The show, directly inspired by the increased numbers of sexual assault and harrasment brings together theatre elements of music, spoken word and instrumentation to give Ugandans a feel of New York’s Broadway.

In fact, the director and playwright even went as far as getting the services of Branco Sekalegga, a renowned music composer, to work on the music. The purpose of this was to help the audience appreciate the art at its basics.

But, of course, unlike Broadway whose songs these days sound like hits pulled out of a famous radio playlist, these remained ordinary to the ear.

The play Shame on Your Hand is one that most Ugandans may not have known they needed, yet, watching the plot unravel on stage, through the stories of the different female characters, it was clear it was a show we needed.

The show’s themes are those that have been famous on both mainstream and social media, but most recently, artiste Sheebah Karungi called out a prominent male member of the society she claimed was trying to be funny with her.

Much as the artiste never named who the prominent male was, she had already got her message across, someone had tried to have his way with her. Luswata, in an interview, noted that if someone like Sheebah can be attacked and the abuser does not get named, it shows how much this is a bigger problem, especially to girls without the same power and platform as the artiste.

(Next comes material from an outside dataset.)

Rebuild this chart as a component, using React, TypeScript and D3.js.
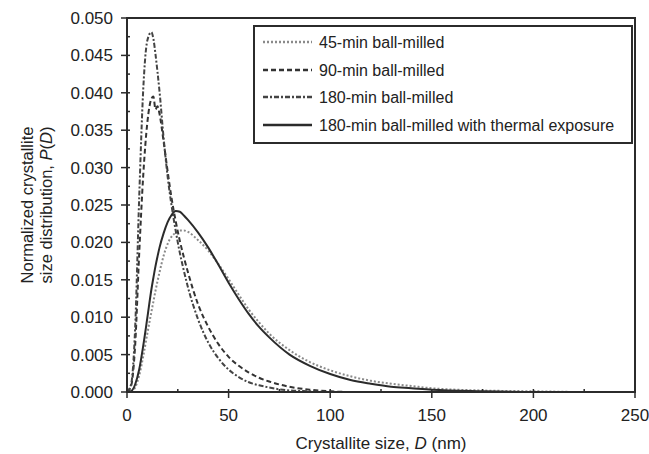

But,  of course, even the reactions of both men and women, the divided opinion was telling. And all these lines of thought feature heavily in Luswata’s play.

The play presents us with six women, who have a thing or two to do with Andrew, the only male member of the cast. One of the women was raped by him, the other mothered a child with him, some were assaulted by him while the vocal one is his mother.

Their differing connections with Andrew most of the times determine their reaction to Andrew’s action, as we get deeper into the story, there aremany things we learn about Andrew’s behaviour, we learn that he raped the mother of his children while we also later understand why unlike other mothers wanted, his wanted him dead.

Andrew’s mother is a rape victim who concieved.

The play asks many questions and tries to answer many, though somewhere on the way, they may have trapped themselves in generalising men, either with or without intention.

Luswata says at the beginning of the play’s reading and rehearsals, they struggled with the cast, but of course, that was at a time when he was directing the show alone. With advice from the cast, actress Sharon Atuhaire became the female director of the  show and it is clear there are things she may have easily made the cast say than any male director would.

The show was staged at the National Theatre for two weeks and just like many conversations as these, many people in the audience noted that it was uncomfortable. A sign that both the cast and crew hit the right notes.